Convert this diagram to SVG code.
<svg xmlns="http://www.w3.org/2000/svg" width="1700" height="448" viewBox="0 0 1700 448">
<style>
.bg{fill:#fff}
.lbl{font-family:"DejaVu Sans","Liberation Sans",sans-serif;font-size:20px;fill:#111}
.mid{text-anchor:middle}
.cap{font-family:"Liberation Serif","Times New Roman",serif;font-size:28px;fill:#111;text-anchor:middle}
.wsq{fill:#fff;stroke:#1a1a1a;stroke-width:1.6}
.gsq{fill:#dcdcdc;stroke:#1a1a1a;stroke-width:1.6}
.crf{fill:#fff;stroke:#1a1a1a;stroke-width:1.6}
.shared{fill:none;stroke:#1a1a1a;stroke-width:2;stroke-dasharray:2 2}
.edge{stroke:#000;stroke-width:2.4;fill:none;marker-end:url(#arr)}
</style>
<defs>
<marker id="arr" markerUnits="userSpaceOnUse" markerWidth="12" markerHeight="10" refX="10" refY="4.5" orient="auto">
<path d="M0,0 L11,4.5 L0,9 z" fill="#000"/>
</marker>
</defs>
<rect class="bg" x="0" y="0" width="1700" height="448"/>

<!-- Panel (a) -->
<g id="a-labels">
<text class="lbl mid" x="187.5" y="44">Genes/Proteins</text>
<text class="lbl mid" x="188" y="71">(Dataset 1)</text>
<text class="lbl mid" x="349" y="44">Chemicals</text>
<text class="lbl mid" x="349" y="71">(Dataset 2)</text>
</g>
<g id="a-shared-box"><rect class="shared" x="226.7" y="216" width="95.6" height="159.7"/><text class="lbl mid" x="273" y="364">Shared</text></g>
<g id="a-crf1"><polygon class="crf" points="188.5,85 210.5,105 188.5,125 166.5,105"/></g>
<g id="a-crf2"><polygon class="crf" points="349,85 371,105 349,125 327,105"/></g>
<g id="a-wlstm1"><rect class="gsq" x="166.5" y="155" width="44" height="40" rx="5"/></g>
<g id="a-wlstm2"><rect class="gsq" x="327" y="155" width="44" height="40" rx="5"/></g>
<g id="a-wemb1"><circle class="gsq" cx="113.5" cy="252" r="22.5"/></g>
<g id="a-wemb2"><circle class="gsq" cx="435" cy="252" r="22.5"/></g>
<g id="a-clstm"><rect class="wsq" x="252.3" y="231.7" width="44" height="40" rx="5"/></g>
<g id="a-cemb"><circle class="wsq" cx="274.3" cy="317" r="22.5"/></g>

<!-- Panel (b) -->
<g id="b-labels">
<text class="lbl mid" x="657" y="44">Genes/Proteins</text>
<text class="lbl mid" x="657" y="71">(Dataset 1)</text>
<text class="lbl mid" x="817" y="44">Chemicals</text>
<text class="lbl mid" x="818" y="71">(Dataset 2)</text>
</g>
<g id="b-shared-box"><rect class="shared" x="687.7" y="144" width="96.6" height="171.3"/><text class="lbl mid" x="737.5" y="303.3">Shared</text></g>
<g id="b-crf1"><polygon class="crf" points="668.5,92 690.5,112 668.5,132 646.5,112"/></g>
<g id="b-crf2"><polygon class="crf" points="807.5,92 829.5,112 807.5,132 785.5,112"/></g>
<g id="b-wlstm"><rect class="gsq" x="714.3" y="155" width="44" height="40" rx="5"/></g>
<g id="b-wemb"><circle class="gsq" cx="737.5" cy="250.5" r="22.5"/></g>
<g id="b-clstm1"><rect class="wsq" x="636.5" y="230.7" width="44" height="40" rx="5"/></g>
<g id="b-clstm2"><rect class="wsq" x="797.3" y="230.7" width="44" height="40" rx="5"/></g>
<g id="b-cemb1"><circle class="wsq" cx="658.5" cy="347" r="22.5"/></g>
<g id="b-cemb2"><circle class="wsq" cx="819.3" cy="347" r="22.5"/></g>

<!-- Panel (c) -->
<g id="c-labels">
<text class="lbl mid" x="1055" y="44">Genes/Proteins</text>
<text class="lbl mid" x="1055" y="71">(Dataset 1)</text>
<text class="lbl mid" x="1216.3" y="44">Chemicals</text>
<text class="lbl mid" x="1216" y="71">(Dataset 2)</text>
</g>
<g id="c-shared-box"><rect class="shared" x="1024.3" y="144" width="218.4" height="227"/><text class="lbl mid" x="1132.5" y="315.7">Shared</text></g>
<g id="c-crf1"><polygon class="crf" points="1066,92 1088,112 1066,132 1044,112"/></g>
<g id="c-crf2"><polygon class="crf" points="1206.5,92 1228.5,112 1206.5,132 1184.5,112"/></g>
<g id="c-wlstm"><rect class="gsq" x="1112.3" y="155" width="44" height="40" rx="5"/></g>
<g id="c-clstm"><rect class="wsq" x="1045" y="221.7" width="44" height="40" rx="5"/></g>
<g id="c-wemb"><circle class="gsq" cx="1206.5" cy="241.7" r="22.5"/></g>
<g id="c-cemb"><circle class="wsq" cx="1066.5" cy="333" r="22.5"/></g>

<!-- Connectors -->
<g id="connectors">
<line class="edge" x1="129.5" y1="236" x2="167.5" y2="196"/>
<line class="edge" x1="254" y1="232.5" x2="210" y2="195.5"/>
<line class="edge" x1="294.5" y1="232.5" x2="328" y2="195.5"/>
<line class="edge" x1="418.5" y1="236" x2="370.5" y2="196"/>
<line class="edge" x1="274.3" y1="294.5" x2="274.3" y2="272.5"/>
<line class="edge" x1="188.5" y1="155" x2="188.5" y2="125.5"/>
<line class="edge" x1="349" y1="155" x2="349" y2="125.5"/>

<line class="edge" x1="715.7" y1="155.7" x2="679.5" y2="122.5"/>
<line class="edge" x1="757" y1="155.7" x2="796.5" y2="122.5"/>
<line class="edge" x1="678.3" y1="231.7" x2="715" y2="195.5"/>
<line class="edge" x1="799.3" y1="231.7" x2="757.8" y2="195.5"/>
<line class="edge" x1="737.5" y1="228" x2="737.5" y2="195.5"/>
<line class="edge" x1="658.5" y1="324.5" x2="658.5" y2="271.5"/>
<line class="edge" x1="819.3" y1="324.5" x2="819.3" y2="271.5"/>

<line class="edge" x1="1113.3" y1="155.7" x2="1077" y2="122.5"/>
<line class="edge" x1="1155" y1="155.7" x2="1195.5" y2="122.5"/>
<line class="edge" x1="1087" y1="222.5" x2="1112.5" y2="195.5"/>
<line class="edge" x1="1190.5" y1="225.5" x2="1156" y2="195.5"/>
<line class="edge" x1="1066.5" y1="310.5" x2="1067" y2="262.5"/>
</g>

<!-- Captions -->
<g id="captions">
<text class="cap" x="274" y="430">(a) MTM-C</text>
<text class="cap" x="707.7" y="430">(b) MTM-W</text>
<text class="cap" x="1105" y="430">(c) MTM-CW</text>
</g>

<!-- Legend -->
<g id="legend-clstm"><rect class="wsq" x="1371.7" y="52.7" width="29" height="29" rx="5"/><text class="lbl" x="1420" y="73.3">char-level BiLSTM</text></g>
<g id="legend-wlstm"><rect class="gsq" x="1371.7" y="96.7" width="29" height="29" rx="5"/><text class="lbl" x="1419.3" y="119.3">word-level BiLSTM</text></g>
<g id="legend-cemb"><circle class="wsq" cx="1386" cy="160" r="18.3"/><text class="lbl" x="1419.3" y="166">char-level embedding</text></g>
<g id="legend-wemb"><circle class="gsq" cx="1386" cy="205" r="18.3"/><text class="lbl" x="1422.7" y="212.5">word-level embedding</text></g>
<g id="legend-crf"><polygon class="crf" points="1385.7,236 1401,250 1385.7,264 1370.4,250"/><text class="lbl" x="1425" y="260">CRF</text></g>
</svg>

---

> YOUR GOAL: Reproduce the complete set of lines precisely as supplied.

> COMPLETE RESPONSE:
Convert this diagram to SVG code.
<svg xmlns="http://www.w3.org/2000/svg" width="1700" height="448" viewBox="0 0 1700 448">
<style>
.bg{fill:#fff}
.lbl{font-family:"DejaVu Sans","Liberation Sans",sans-serif;font-size:20px;fill:#111}
.mid{text-anchor:middle}
.cap{font-family:"Liberation Serif","Times New Roman",serif;font-size:28px;fill:#111;text-anchor:middle}
.wsq{fill:#fff;stroke:#1a1a1a;stroke-width:1.6}
.gsq{fill:#dcdcdc;stroke:#1a1a1a;stroke-width:1.6}
.crf{fill:#fff;stroke:#1a1a1a;stroke-width:1.6}
.shared{fill:none;stroke:#1a1a1a;stroke-width:2;stroke-dasharray:2 2}
.edge{stroke:#000;stroke-width:2.4;fill:none;marker-end:url(#arr)}
</style>
<defs>
<marker id="arr" markerUnits="userSpaceOnUse" markerWidth="12" markerHeight="10" refX="10" refY="4.5" orient="auto">
<path d="M0,0 L11,4.5 L0,9 z" fill="#000"/>
</marker>
</defs>
<rect class="bg" x="0" y="0" width="1700" height="448"/>

<!-- Panel (a) -->
<g id="a-labels">
<text class="lbl mid" x="187.5" y="44">Genes/Proteins</text>
<text class="lbl mid" x="188" y="71">(Dataset 1)</text>
<text class="lbl mid" x="349" y="44">Chemicals</text>
<text class="lbl mid" x="349" y="71">(Dataset 2)</text>
</g>
<g id="a-shared-box"><rect class="shared" x="226.7" y="216" width="95.6" height="159.7"/><text class="lbl mid" x="273" y="364">Shared</text></g>
<g id="a-crf1"><polygon class="crf" points="188.5,85 210.5,105 188.5,125 166.5,105"/></g>
<g id="a-crf2"><polygon class="crf" points="349,85 371,105 349,125 327,105"/></g>
<g id="a-wlstm1"><rect class="gsq" x="166.5" y="155" width="44" height="40" rx="5"/></g>
<g id="a-wlstm2"><rect class="gsq" x="327" y="155" width="44" height="40" rx="5"/></g>
<g id="a-wemb1"><circle class="gsq" cx="113.5" cy="252" r="22.5"/></g>
<g id="a-wemb2"><circle class="gsq" cx="435" cy="252" r="22.5"/></g>
<g id="a-clstm"><rect class="wsq" x="252.3" y="231.7" width="44" height="40" rx="5"/></g>
<g id="a-cemb"><circle class="wsq" cx="274.3" cy="317" r="22.5"/></g>

<!-- Panel (b) -->
<g id="b-labels">
<text class="lbl mid" x="657" y="44">Genes/Proteins</text>
<text class="lbl mid" x="657" y="71">(Dataset 1)</text>
<text class="lbl mid" x="817" y="44">Chemicals</text>
<text class="lbl mid" x="818" y="71">(Dataset 2)</text>
</g>
<g id="b-shared-box"><rect class="shared" x="687.7" y="144" width="96.6" height="171.3"/><text class="lbl mid" x="737.5" y="303.3">Shared</text></g>
<g id="b-crf1"><polygon class="crf" points="668.5,92 690.5,112 668.5,132 646.5,112"/></g>
<g id="b-crf2"><polygon class="crf" points="807.5,92 829.5,112 807.5,132 785.5,112"/></g>
<g id="b-wlstm"><rect class="gsq" x="714.3" y="155" width="44" height="40" rx="5"/></g>
<g id="b-wemb"><circle class="gsq" cx="737.5" cy="250.5" r="22.5"/></g>
<g id="b-clstm1"><rect class="wsq" x="636.5" y="230.7" width="44" height="40" rx="5"/></g>
<g id="b-clstm2"><rect class="wsq" x="797.3" y="230.7" width="44" height="40" rx="5"/></g>
<g id="b-cemb1"><circle class="wsq" cx="658.5" cy="347" r="22.5"/></g>
<g id="b-cemb2"><circle class="wsq" cx="819.3" cy="347" r="22.5"/></g>

<!-- Panel (c) -->
<g id="c-labels">
<text class="lbl mid" x="1055" y="44">Genes/Proteins</text>
<text class="lbl mid" x="1055" y="71">(Dataset 1)</text>
<text class="lbl mid" x="1216.3" y="44">Chemicals</text>
<text class="lbl mid" x="1216" y="71">(Dataset 2)</text>
</g>
<g id="c-shared-box"><rect class="shared" x="1024.3" y="144" width="218.4" height="227"/><text class="lbl mid" x="1132.5" y="315.7">Shared</text></g>
<g id="c-crf1"><polygon class="crf" points="1066,92 1088,112 1066,132 1044,112"/></g>
<g id="c-crf2"><polygon class="crf" points="1206.5,92 1228.5,112 1206.5,132 1184.5,112"/></g>
<g id="c-wlstm"><rect class="gsq" x="1112.3" y="155" width="44" height="40" rx="5"/></g>
<g id="c-clstm"><rect class="wsq" x="1045" y="221.7" width="44" height="40" rx="5"/></g>
<g id="c-wemb"><circle class="gsq" cx="1206.5" cy="241.7" r="22.5"/></g>
<g id="c-cemb"><circle class="wsq" cx="1066.5" cy="333" r="22.5"/></g>

<!-- Connectors -->
<g id="connectors">
<line class="edge" x1="129.5" y1="236" x2="167.5" y2="196"/>
<line class="edge" x1="254" y1="232.5" x2="210" y2="195.5"/>
<line class="edge" x1="294.5" y1="232.5" x2="328" y2="195.5"/>
<line class="edge" x1="418.5" y1="236" x2="370.5" y2="196"/>
<line class="edge" x1="274.3" y1="294.5" x2="274.3" y2="272.5"/>
<line class="edge" x1="188.5" y1="155" x2="188.5" y2="125.5"/>
<line class="edge" x1="349" y1="155" x2="349" y2="125.5"/>

<line class="edge" x1="715.7" y1="155.7" x2="679.5" y2="122.5"/>
<line class="edge" x1="757" y1="155.7" x2="796.5" y2="122.5"/>
<line class="edge" x1="678.3" y1="231.7" x2="715" y2="195.5"/>
<line class="edge" x1="799.3" y1="231.7" x2="757.8" y2="195.5"/>
<line class="edge" x1="737.5" y1="228" x2="737.5" y2="195.5"/>
<line class="edge" x1="658.5" y1="324.5" x2="658.5" y2="271.5"/>
<line class="edge" x1="819.3" y1="324.5" x2="819.3" y2="271.5"/>

<line class="edge" x1="1113.3" y1="155.7" x2="1077" y2="122.5"/>
<line class="edge" x1="1155" y1="155.7" x2="1195.5" y2="122.5"/>
<line class="edge" x1="1087" y1="222.5" x2="1112.5" y2="195.5"/>
<line class="edge" x1="1190.5" y1="225.5" x2="1156" y2="195.5"/>
<line class="edge" x1="1066.5" y1="310.5" x2="1067" y2="262.5"/>
</g>

<!-- Captions -->
<g id="captions">
<text class="cap" x="274" y="430">(a) MTM-C</text>
<text class="cap" x="707.7" y="430">(b) MTM-W</text>
<text class="cap" x="1105" y="430">(c) MTM-CW</text>
</g>

<!-- Legend -->
<g id="legend-clstm"><rect class="wsq" x="1371.7" y="52.7" width="29" height="29" rx="5"/><text class="lbl" x="1420" y="73.3">char-level BiLSTM</text></g>
<g id="legend-wlstm"><rect class="gsq" x="1371.7" y="96.7" width="29" height="29" rx="5"/><text class="lbl" x="1419.3" y="119.3">word-level BiLSTM</text></g>
<g id="legend-cemb"><circle class="wsq" cx="1386" cy="160" r="18.3"/><text class="lbl" x="1419.3" y="166">char-level embedding</text></g>
<g id="legend-wemb"><circle class="gsq" cx="1386" cy="205" r="18.3"/><text class="lbl" x="1422.7" y="212.5">word-level embedding</text></g>
<g id="legend-crf"><polygon class="crf" points="1385.7,236 1401,250 1385.7,264 1370.4,250"/><text class="lbl" x="1425" y="260">CRF</text></g>
</svg>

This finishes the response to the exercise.